__SHORT EXERCISE__
Return the lines below exactly, from the first line to the line that contains "const HEIGHT = 1035;". Leave out pictures.

◇ ◇ ◇ ◇ ◇ ◇ ◇

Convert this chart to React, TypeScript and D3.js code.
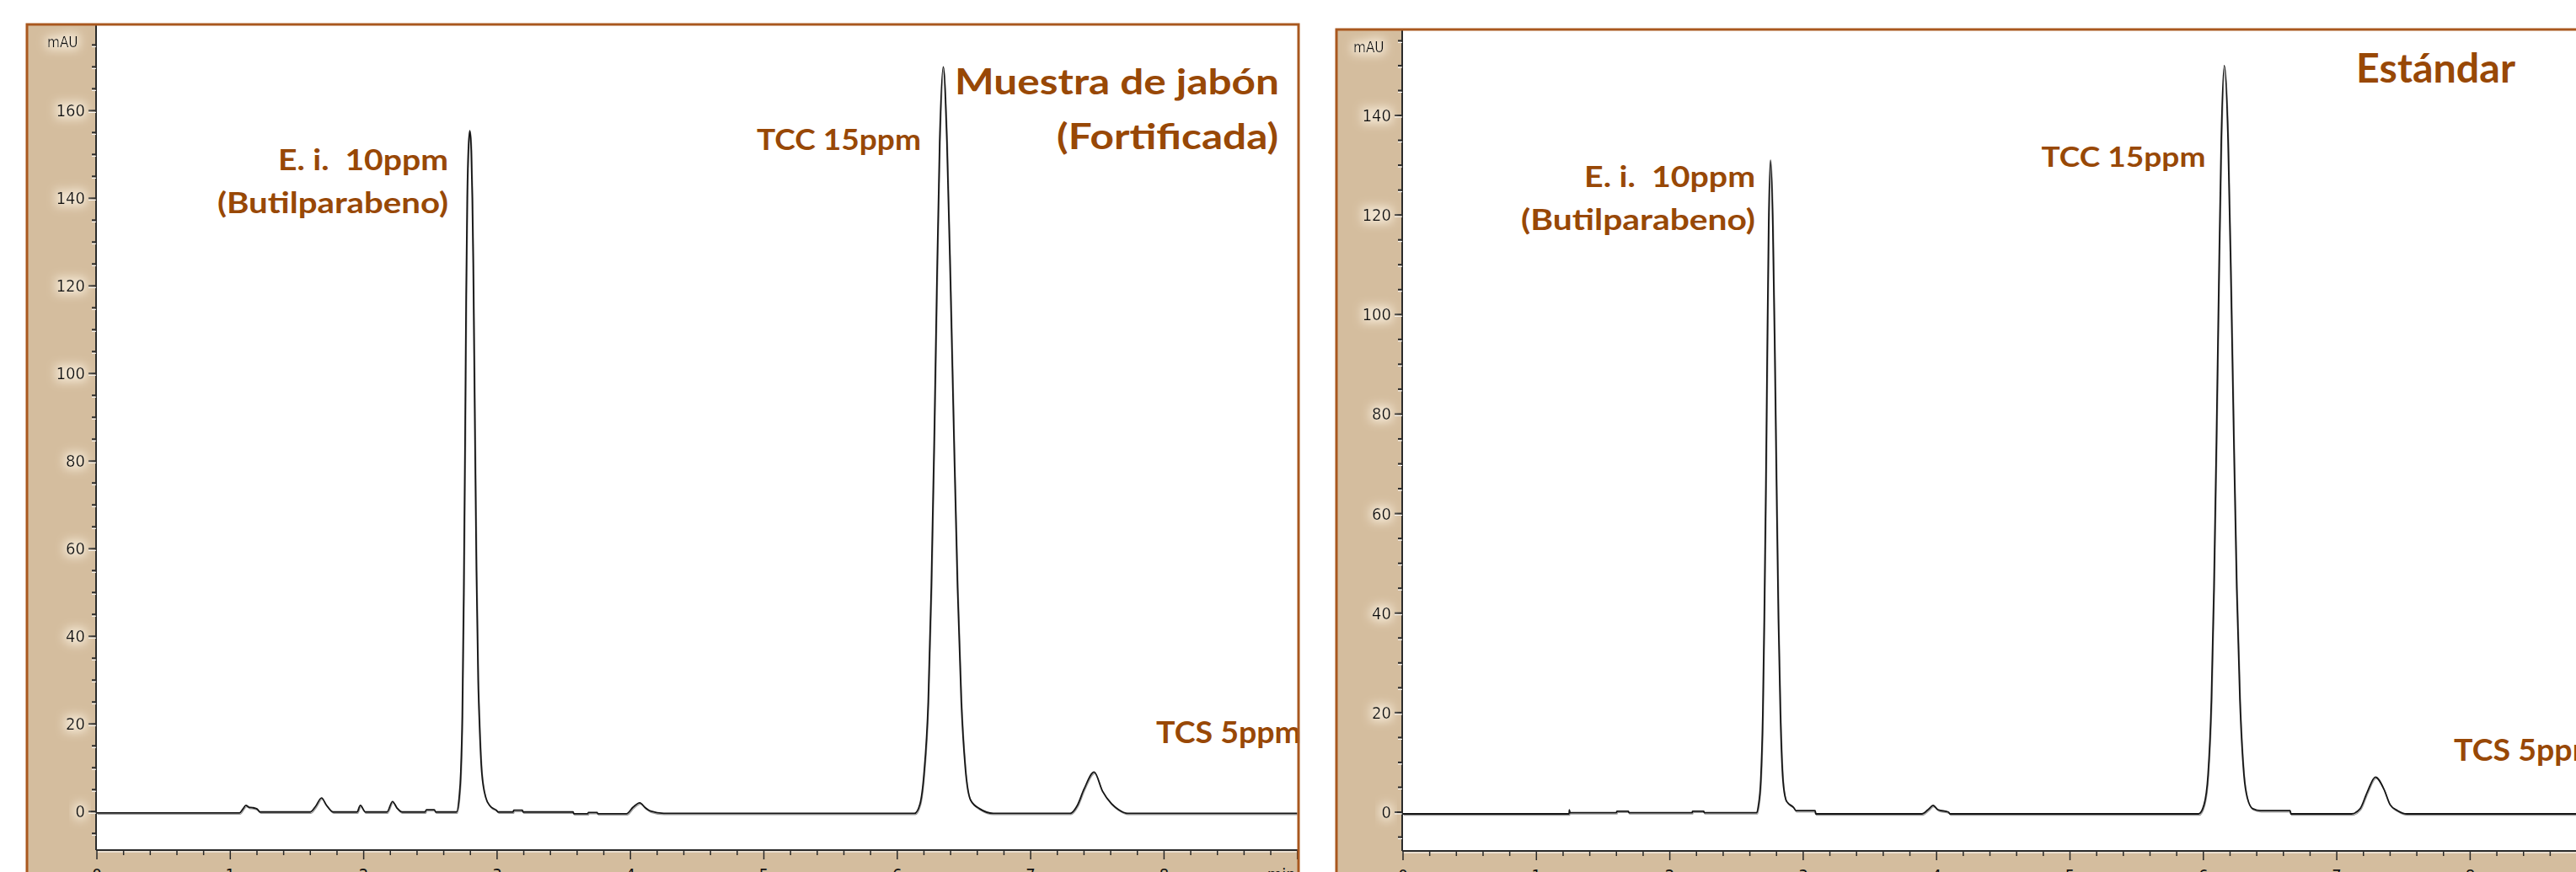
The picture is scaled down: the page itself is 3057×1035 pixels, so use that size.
import React from "react";
import * as d3 from "d3";

const WIDTH = 3057;
const HEIGHT = 1035;

// retention time (min), absorbance (mAU)
const sampleTrace: [number, number][] = [
  [0, -0.3], [1.07, -0.3], [1.095, 0.6], [1.117, 1.4], [1.14, 1.0], [1.165, 0.9],
  [1.2, 0.6], [1.224, -0.1], [1.6, -0.1], [1.64, 1.2], [1.684, 3.1], [1.72, 1.5],
  [1.772, -0.1], [1.95, -0.1], [1.975, 1.4], [2.013, -0.1], [2.175, -0.1], [2.216, 2.3],
  [2.25, 0.8], [2.288, -0.1], [2.46, -0.1], [2.47, 0.4], [2.53, 0.4], [2.54, -0.1],
  [2.696, -0.1], [2.716, 3.3], [2.728, 9], [2.739, 21.8], [2.75, 50], [2.76, 85],
  [2.768, 118], [2.776, 140], [2.786, 152], [2.796, 155.4], [2.806, 151], [2.814, 140],
  [2.821, 125], [2.832, 92], [2.845, 55], [2.858, 30], [2.868, 20], [2.885, 9],
  [2.915, 3.2], [2.947, 1.3], [2.995, 0.3], [3.01, -0.1], [3.12, -0.1], [3.125, 0.3],
  [3.19, 0.3], [3.195, -0.1], [3.57, -0.1], [3.575, -0.5], [3.68, -0.5], [3.685, -0.2],
  [3.75, -0.2], [3.755, -0.5], [3.97, -0.5], [4.02, 1.0], [4.07, 2.0], [4.11, 0.9],
  [4.15, 0.1], [4.25, -0.4], [6.13, -0.4], [6.17, 1.7], [6.2, 8.5], [6.232, 25],
  [6.255, 51], [6.277, 85], [6.296, 119], [6.318, 153], [6.345, 170], [6.372, 153],
  [6.4, 119], [6.425, 85], [6.452, 51], [6.48, 25], [6.51, 10], [6.55, 2.6],
  [6.62, 0.6], [6.72, -0.4], [7.298, -0.4], [7.35, 1.4], [7.4, 5.1], [7.476, 9.0],
  [7.538, 4.7], [7.606, 1.8], [7.657, 0.5], [7.726, -0.4], [9, -0.4],
];

// retention time (min), absorbance (mAU)
const standardTrace: [number, number][] = [
  [0, -0.34], [1.245, -0.34], [1.247, 0.5], [1.25, -0.1], [1.6, -0.1], [1.603, 0.2],
  [1.69, 0.2], [1.693, -0.1], [2.168, -0.1], [2.17, 0.2], [2.255, 0.2], [2.258, -0.1],
  [2.652, -0.1], [2.664, 1.3], [2.682, 6.5], [2.697, 19.7], [2.708, 39], [2.72, 65.5],
  [2.73, 92], [2.741, 118], [2.755, 131], [2.772, 118], [2.787, 92], [2.8, 65.5],
  [2.814, 39], [2.829, 19.7], [2.848, 6.5], [2.87, 2.5], [2.884, 1.9], [2.93, 0.9],
  [2.945, 0.3], [3.09, 0.3], [3.093, -0.34], [3.89, -0.34], [3.94, 0.6], [3.974, 1.35],
  [4.01, 0.5], [4.09, 0.0], [4.1, -0.34], [5.965, -0.34], [6.005, 1.5], [6.035, 7.5],
  [6.06, 22.5], [6.079, 45], [6.098, 75], [6.115, 105], [6.134, 135], [6.157, 150],
  [6.185, 135], [6.208, 105], [6.228, 75], [6.25, 45], [6.274, 22.5], [6.304, 7.5],
  [6.329, 2.9], [6.37, 0.7], [6.43, 0.3], [6.651, 0.3], [6.655, -0.34], [7.11, -0.34],
  [7.175, 0.7], [7.228, 4.0], [7.29, 7.06], [7.354, 4.6], [7.4, 1.5], [7.456, 0.3],
  [7.525, -0.34], [9, -0.34],
];

const xTickLabels = ["0", "1", "2", "3", "4", "5", "6", "7", "8"];
const sampleYTicks = [0, 20, 40, 60, 80, 100, 120, 140, 160];
const standardYTicks = [0, 20, 40, 60, 80, 100, 120, 140];

const sampleLabels = ["E. i.  10ppm", "(Butilparabeno)", "TCC 15ppm", "Muestra de jabón", "(Fortificada)", "TCS 5ppm"];
const standardLabels = ["E. i.  10ppm", "(Butilparabeno)", "TCC 15ppm", "Estándar", "TCS 5ppm"];

// where each label sits, in data units of its panel (same order as the label lists)
const sampleLabelLayout = [
  { t: 2.634, v: 146.4, anchor: "end", size: 35, w: 202 },
  { t: 2.634, v: 136.6, anchor: "end", size: 35, w: 274 },
  { t: 4.946, v: 151.0, anchor: "start", size: 35, w: 195 },
  { t: 6.431, v: 163.7, anchor: "start", size: 42, w: 385 },
  { t: 8.857, v: 151.2, anchor: "end", size: 42, w: 263 },
  { t: 7.941, v: 15.6, anchor: "start", size: 36, w: 172 },
];
const standardLabelLayout = [
  { t: 2.641, v: 125.6, anchor: "end", size: 35, w: 203 },
  { t: 2.641, v: 117.0, anchor: "end", size: 35, w: 278 },
  { t: 4.785, v: 129.7, anchor: "start", size: 33, w: 195 },
  { t: 7.145, v: 146.6, anchor: "start", size: 47, w: 189 },
  { t: 7.878, v: 10.3, anchor: "start", size: 36, w: 172 },
];

const TAN = "#d4bd9e";
const BORDER = "#a9581f";
const NOTE = "#984806";
const AXIS = "#2a2a2a";
const TICK_FONT = "'Liberation Sans Narrow', 'DejaVu Sans Condensed', 'Liberation Sans', sans-serif";

type PanelProps = {
  id: string;
  trace: [number, number][];
  yTicks: number[];
  frame: { x: number; y: number; right: number };
  plot: { left: number; right: number; top: number; bottom: number };
  yDomain: [number, number];
  labels: string[];
  layout: { t: number; v: number; anchor: string; size: number; w: number }[];
};

function Panel({ id, trace, yTicks, frame, plot, yDomain, labels, layout }: PanelProps) {
  const x = d3.scaleLinear().domain([0, 9]).range([plot.left, plot.right]);
  const y = d3.scaleLinear().domain(yDomain).range([plot.bottom, plot.top]);

  const path = d3
    .line<[number, number]>()
    .x((d) => x(d[0]))
    .y((d) => y(d[1]))
    .curve(d3.curveMonotoneX)(trace);

  const minorY = d3.range(-5, yDomain[1], 5).filter((v) => v > yDomain[0] && v % 20 !== 0);
  const minorX = d3.range(0, 9.001, 0.2).filter((t) => Math.abs(t - Math.round(t)) > 0.01);

  return (
    <g>
      <defs>
        <clipPath id={"clip-" + id}>
          <rect x={plot.left} y={plot.top} width={plot.right - plot.left} height={plot.bottom - plot.top} />
        </clipPath>
      </defs>
      {/* tan axis strips */}
      <rect x={frame.x} y={frame.y} width={plot.left - frame.x} height={HEIGHT - frame.y} fill={TAN} />
      <rect x={frame.x} y={plot.bottom} width={frame.right - frame.x} height={HEIGHT - plot.bottom} fill={TAN} />
      <rect x={plot.left} y={plot.top - 2} width={frame.right - plot.left} height={plot.bottom - plot.top + 2} fill="#fff" />

      {/* y axis */}
      <line x1={plot.left - 1} x2={plot.left - 1} y1={frame.y} y2={plot.bottom} stroke={AXIS} strokeWidth={2} />
      {minorY.map((v) => (
        <g key={"my" + v}>
          <line x1={plot.left - 6} x2={plot.left - 1} y1={y(v)} y2={y(v)} stroke={AXIS} strokeWidth={2} />
          <line x1={plot.left - 6} x2={plot.left - 1} y1={y(v) + 2} y2={y(v) + 2} stroke="#fff" strokeWidth={1} />
        </g>
      ))}
      {yTicks.map((v) => (
        <g key={"y" + v}>
          <line x1={plot.left - 10} x2={plot.left - 1} y1={y(v)} y2={y(v)} stroke={AXIS} strokeWidth={2} />
          <line x1={plot.left - 10} x2={plot.left - 1} y1={y(v) + 2} y2={y(v) + 2} stroke="#fff" strokeWidth={1} />
          <text
            x={plot.left - 14}
            y={y(v)}
            textAnchor="end"
            dominantBaseline="central"
            fontFamily={TICK_FONT}
            fontSize={20}
            fill="#111"
            filter="url(#glow)"
          >
            {v}
          </text>
        </g>
      ))}
      <text x={plot.left - 59} y={frame.y + 27} fontFamily={TICK_FONT} fontSize={17} fill="#111" filter="url(#glow)">
        mAU
      </text>

      {/* x axis */}
      <line x1={plot.left - 1} x2={frame.right} y1={plot.bottom} y2={plot.bottom} stroke={AXIS} strokeWidth={2} />
      <line x1={plot.left - 1} x2={frame.right} y1={plot.bottom + 2} y2={plot.bottom + 2} stroke="#fff" strokeWidth={1} />
      {minorX.map((t) => (
        <line key={"mx" + t} x1={x(t)} x2={x(t)} y1={plot.bottom} y2={plot.bottom + 6} stroke={AXIS} strokeWidth={1.5} />
      ))}
      {xTickLabels.map((lab, i) => (
        <g key={"x" + lab}>
          <line x1={x(i)} x2={x(i)} y1={plot.bottom} y2={plot.bottom + 11} stroke={AXIS} strokeWidth={1.5} />
          <text x={x(i)} y={plot.bottom + 36} textAnchor="middle" fontFamily={TICK_FONT} fontSize={20} fill="#111">
            {lab}
          </text>
        </g>
      ))}
      <line x1={x(9)} x2={x(9)} y1={plot.bottom} y2={plot.bottom + 11} stroke={AXIS} strokeWidth={1.5} />
      <text x={x(9) - 2} y={plot.bottom + 36} textAnchor="end" fontFamily={TICK_FONT} fontSize={20} fill="#111">
        min
      </text>

      {/* trace */}
      <g clipPath={"url(#clip-" + id + ")"}>
        <path d={path || ""} fill="none" stroke="#9a9a9a" strokeWidth={1.2} transform="translate(0.8,1.6)" />
        <path d={path || ""} fill="none" stroke="#151515" strokeWidth={1.8} strokeLinejoin="round" />
      </g>

      {/* annotations */}
      {labels.map((lab, i) => {
        const l = layout[i];
        return (
          <text
            key={"n" + i}
            x={x(l.t)}
            y={y(l.v)}
            textAnchor={l.anchor as any}
            fontFamily="Lato, 'Open Sans', sans-serif"
            fontWeight={700}
            fontSize={l.size}
            fill={NOTE}
            textLength={l.w}
            lengthAdjust="spacingAndGlyphs"
            style={{ whiteSpace: "pre" }}
          >
            {lab}
          </text>
        );
      })}

      {/* frame */}
      <rect
        x={frame.x}
        y={frame.y}
        width={frame.right - frame.x}
        height={HEIGHT + 20 - frame.y}
        fill="none"
        stroke={BORDER}
        strokeWidth={3}
      />
    </g>
  );
}

export default function App() {
  return (
    <svg
      width={WIDTH}
      height={HEIGHT}
      viewBox={`0 0 ${WIDTH} ${HEIGHT}`}
      style={{ position: "absolute", left: 0, top: 0, background: "#fff" }}
    >
      <defs>
        <filter id="glow" x="-60%" y="-60%" width="220%" height="220%">
          <feMorphology in="SourceAlpha" operator="dilate" radius="3" result="d" />
          <feGaussianBlur in="d" stdDeviation="6" result="b" />
          <feFlood floodColor="#fff7e8" floodOpacity="0.75" />
          <feComposite in2="b" operator="in" result="g" />
          <feMerge>
            <feMergeNode in="g" />
            <feMergeNode in="SourceGraphic" />
          </feMerge>
        </filter>
      </defs>
      <rect width={WIDTH} height={HEIGHT} fill="#fff" />
      <Panel
        id="sample"
        trace={sampleTrace}
        yTicks={sampleYTicks}
        frame={{ x: 32, y: 29, right: 1541 }}
        plot={{ left: 115, right: 1539.7, top: 31, bottom: 1009 }}
        yDomain={[-8.8, 179.3]}
        labels={sampleLabels}
        layout={sampleLabelLayout}
      />
      <Panel
        id="standard"
        trace={standardTrace}
        yTicks={standardYTicks}
        frame={{ x: 1586, y: 35, right: 3092 }}
        plot={{ left: 1665, right: 3089.7, top: 37, bottom: 1010 }}
        yDomain={[-7.79, 156.93]}
        labels={standardLabels}
        layout={standardLabelLayout}
      />
    </svg>
  );
}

◇ ◇ ◇ ◇ ◇ ◇ ◇

__WRITTEN REPLY__
Convert this chart to React, TypeScript and D3.js code.
The picture is scaled down: the page itself is 3057×1035 pixels, so use that size.
import React from "react";
import * as d3 from "d3";

const WIDTH = 3057;
const HEIGHT = 1035;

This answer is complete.